Anche perché, restando qui in Sicilia, a furia di ‘rimuovere’ le incongruenze di quel grande equivoco che fu – almeno per il Sud d’Italia – il Risorgimento, ci siamo via via assuefatti alle prepotenze operate dallo Stato. Non dobbiamo parlare dell’Alta Corte per la Sicilia, “sepolta viva” (la definizione è dell’ex presidente della Regione, Giuseppe Alessi) con un colpo di mano ‘incostituzionale’ dalla Corte Costituzionale. Continuiamo a subire, di fatto, la mancata applicazione degli articoli 36, 37 e 38 dello Statuto autonomistico. E non diciamo nulla se i fondi europei, che dovrebbero essere ‘aggiuntivi’ rispetto a quello dello Stato italiano, finiscono, di fatto, con il sostituire gli interventi ordinari dello stesso Stato italiano.

 

Certo, la politica, l’attuale politica siciliana, spesso non ci aiuta. Ma questo non è un buon motivo per subire.

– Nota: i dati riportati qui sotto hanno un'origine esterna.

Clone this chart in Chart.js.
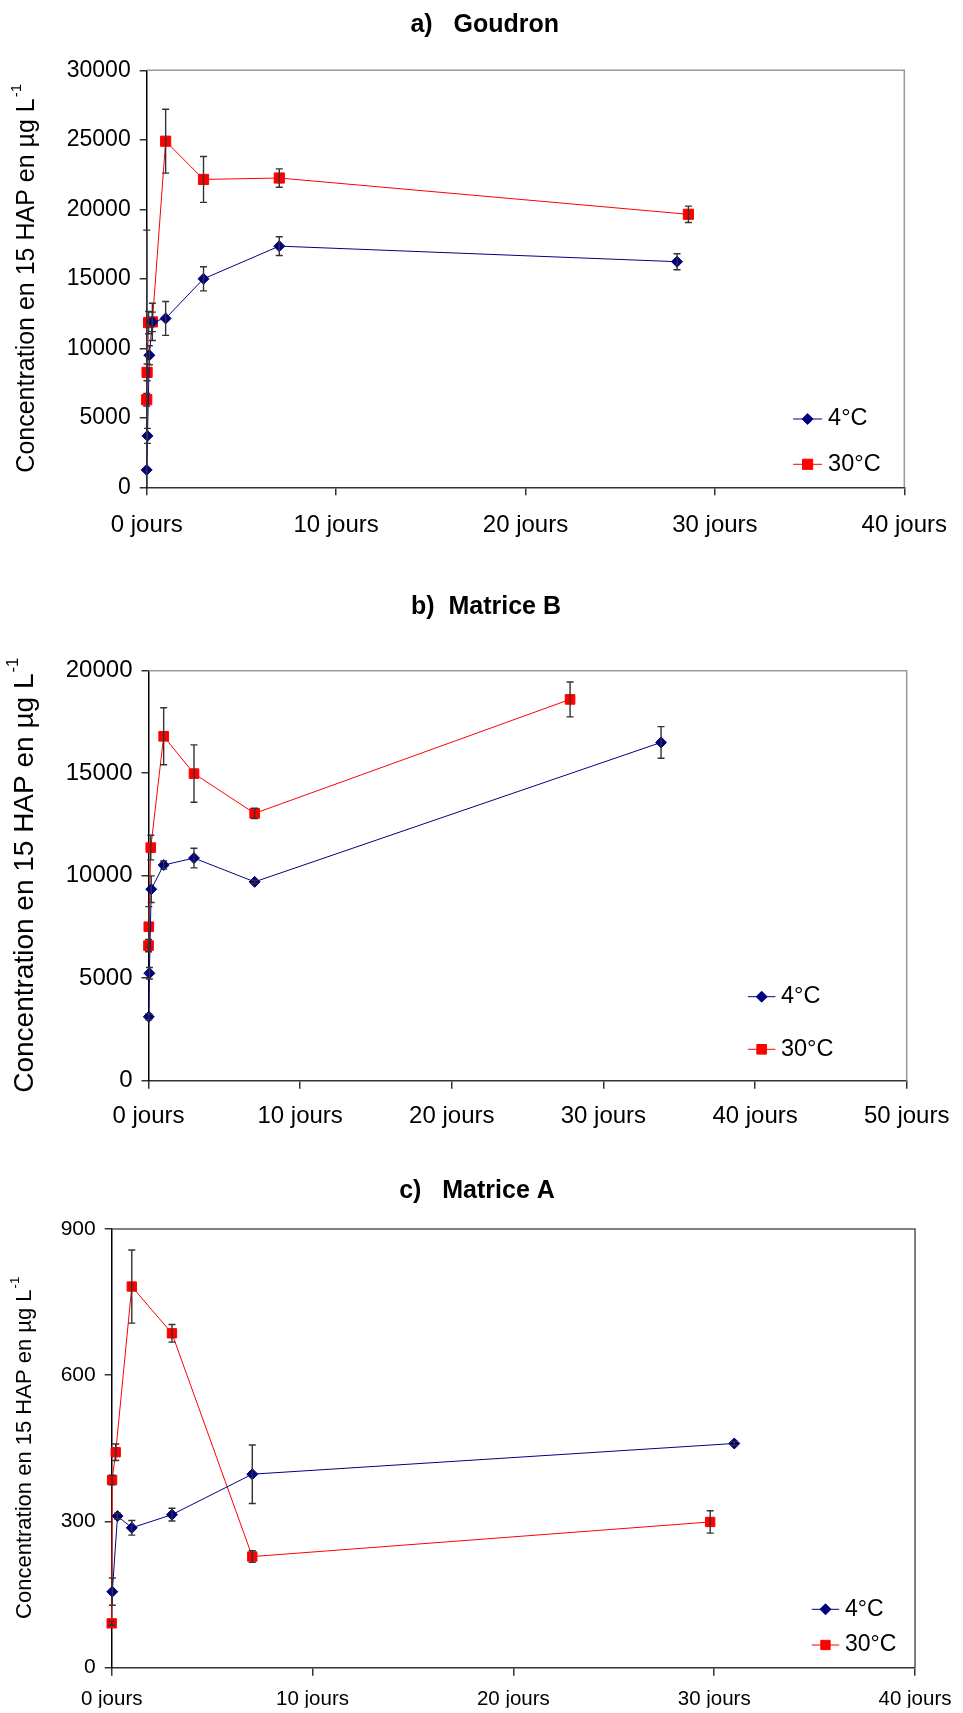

Il Sud, come si diceva negli anni ‘50 del secolo scorso, deve tornare “all’opposizione”. E questa opposizione deve partire da segnali precisi: e uno di questi segnali che Pino Aprile ci ha regalato con il suo libro e, in generale, con la sua opera, è quello di riappropiarci della nostra dignità di italiani che hanno deciso di fare i conti con il presente e con il passato.

 

Vittorio Emanuele II e i Savoia non hanno alcun titolo per restare – anche sotto forma di statue equestri – nelle città del Sud, perché la presenza di questi ‘segni’ negativi allontana il Sud dall’Italia. E allora apriamo un dibattito – lo ripetiamo: pacato ma fermo – per dire a chiare lettere che il Mezzogiorno, con i Savoia, non vuole avere nulla a che fare.